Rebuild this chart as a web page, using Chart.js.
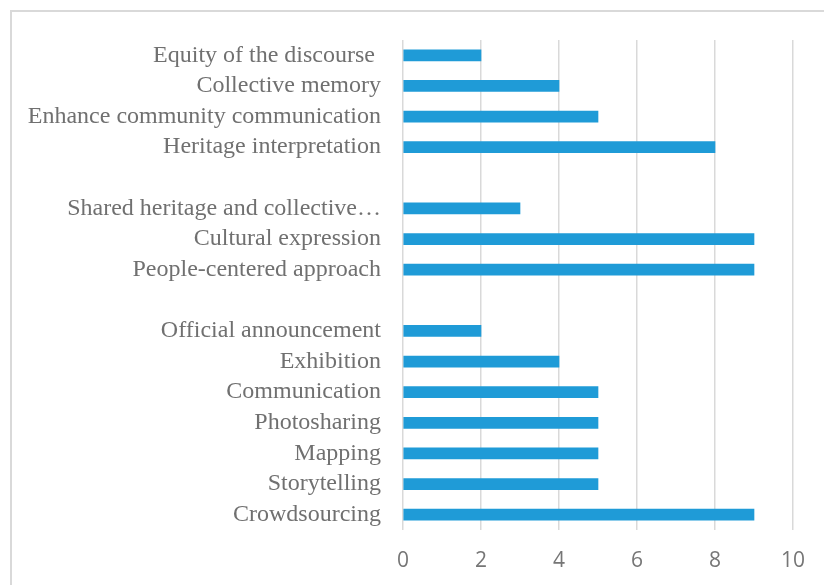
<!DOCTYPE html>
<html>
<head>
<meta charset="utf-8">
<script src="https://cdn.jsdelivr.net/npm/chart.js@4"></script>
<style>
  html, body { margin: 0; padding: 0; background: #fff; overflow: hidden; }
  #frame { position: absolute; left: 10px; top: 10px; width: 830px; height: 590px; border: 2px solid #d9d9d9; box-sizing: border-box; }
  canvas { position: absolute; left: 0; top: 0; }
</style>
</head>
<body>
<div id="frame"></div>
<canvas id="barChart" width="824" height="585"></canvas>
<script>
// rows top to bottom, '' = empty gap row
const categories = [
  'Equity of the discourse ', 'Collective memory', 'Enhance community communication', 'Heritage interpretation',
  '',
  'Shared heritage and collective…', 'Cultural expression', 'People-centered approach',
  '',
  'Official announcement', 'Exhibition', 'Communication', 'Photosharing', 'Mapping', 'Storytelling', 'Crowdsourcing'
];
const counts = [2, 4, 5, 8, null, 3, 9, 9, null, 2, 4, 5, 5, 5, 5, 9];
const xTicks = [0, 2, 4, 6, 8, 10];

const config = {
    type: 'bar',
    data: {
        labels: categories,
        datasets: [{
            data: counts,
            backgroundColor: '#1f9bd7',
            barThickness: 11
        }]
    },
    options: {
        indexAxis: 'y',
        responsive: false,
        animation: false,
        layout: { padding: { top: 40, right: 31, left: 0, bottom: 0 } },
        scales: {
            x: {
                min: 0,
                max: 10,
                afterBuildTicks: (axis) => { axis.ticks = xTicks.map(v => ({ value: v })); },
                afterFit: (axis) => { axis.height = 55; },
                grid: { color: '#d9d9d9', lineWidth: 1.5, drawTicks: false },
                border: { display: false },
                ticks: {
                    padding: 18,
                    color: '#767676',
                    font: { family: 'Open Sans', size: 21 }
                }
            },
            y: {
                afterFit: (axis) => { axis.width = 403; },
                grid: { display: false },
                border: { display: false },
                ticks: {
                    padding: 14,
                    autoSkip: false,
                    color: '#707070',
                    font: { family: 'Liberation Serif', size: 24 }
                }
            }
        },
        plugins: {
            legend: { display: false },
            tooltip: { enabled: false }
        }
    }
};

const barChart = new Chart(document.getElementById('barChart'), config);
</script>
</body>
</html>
####################
Leave out the pictures and reproduce the rest of the listing exactly.

* **Response for this exercise**:
Rebuild this chart as a web page, using Chart.js.
<!DOCTYPE html>
<html>
<head>
<meta charset="utf-8">
<script src="https://cdn.jsdelivr.net/npm/chart.js@4"></script>
<style>
  html, body { margin: 0; padding: 0; background: #fff; overflow: hidden; }
  #frame { position: absolute; left: 10px; top: 10px; width: 830px; height: 590px; border: 2px solid #d9d9d9; box-sizing: border-box; }
  canvas { position: absolute; left: 0; top: 0; }
</style>
</head>
<body>
<div id="frame"></div>
<canvas id="barChart" width="824" height="585"></canvas>
<script>
// rows top to bottom, '' = empty gap row
const categories = [
  'Equity of the discourse ', 'Collective memory', 'Enhance community communication', 'Heritage interpretation',
  '',
  'Shared heritage and collective…', 'Cultural expression', 'People-centered approach',
  '',
  'Official announcement', 'Exhibition', 'Communication', 'Photosharing', 'Mapping', 'Storytelling', 'Crowdsourcing'
];
const counts = [2, 4, 5, 8, null, 3, 9, 9, null, 2, 4, 5, 5, 5, 5, 9];
const xTicks = [0, 2, 4, 6, 8, 10];

const config = {
    type: 'bar',
    data: {
        labels: categories,
        datasets: [{
            data: counts,
            backgroundColor: '#1f9bd7',
            barThickness: 11
        }]
    },
    options: {
        indexAxis: 'y',
        responsive: false,
        animation: false,
        layout: { padding: { top: 40, right: 31, left: 0, bottom: 0 } },
        scales: {
            x: {
                min: 0,
                max: 10,
                afterBuildTicks: (axis) => { axis.ticks = xTicks.map(v => ({ value: v })); },
                afterFit: (axis) => { axis.height = 55; },
                grid: { color: '#d9d9d9', lineWidth: 1.5, drawTicks: false },
                border: { display: false },
                ticks: {
                    padding: 18,
                    color: '#767676',
                    font: { family: 'Open Sans', size: 21 }
                }
            },
            y: {
                afterFit: (axis) => { axis.width = 403; },
                grid: { display: false },
                border: { display: false },
                ticks: {
                    padding: 14,
                    autoSkip: false,
                    color: '#707070',
                    font: { family: 'Liberation Serif', size: 24 }
                }
            }
        },
        plugins: {
            legend: { display: false },
            tooltip: { enabled: false }
        }
    }
};

const barChart = new Chart(document.getElementById('barChart'), config);
</script>
</body>
</html>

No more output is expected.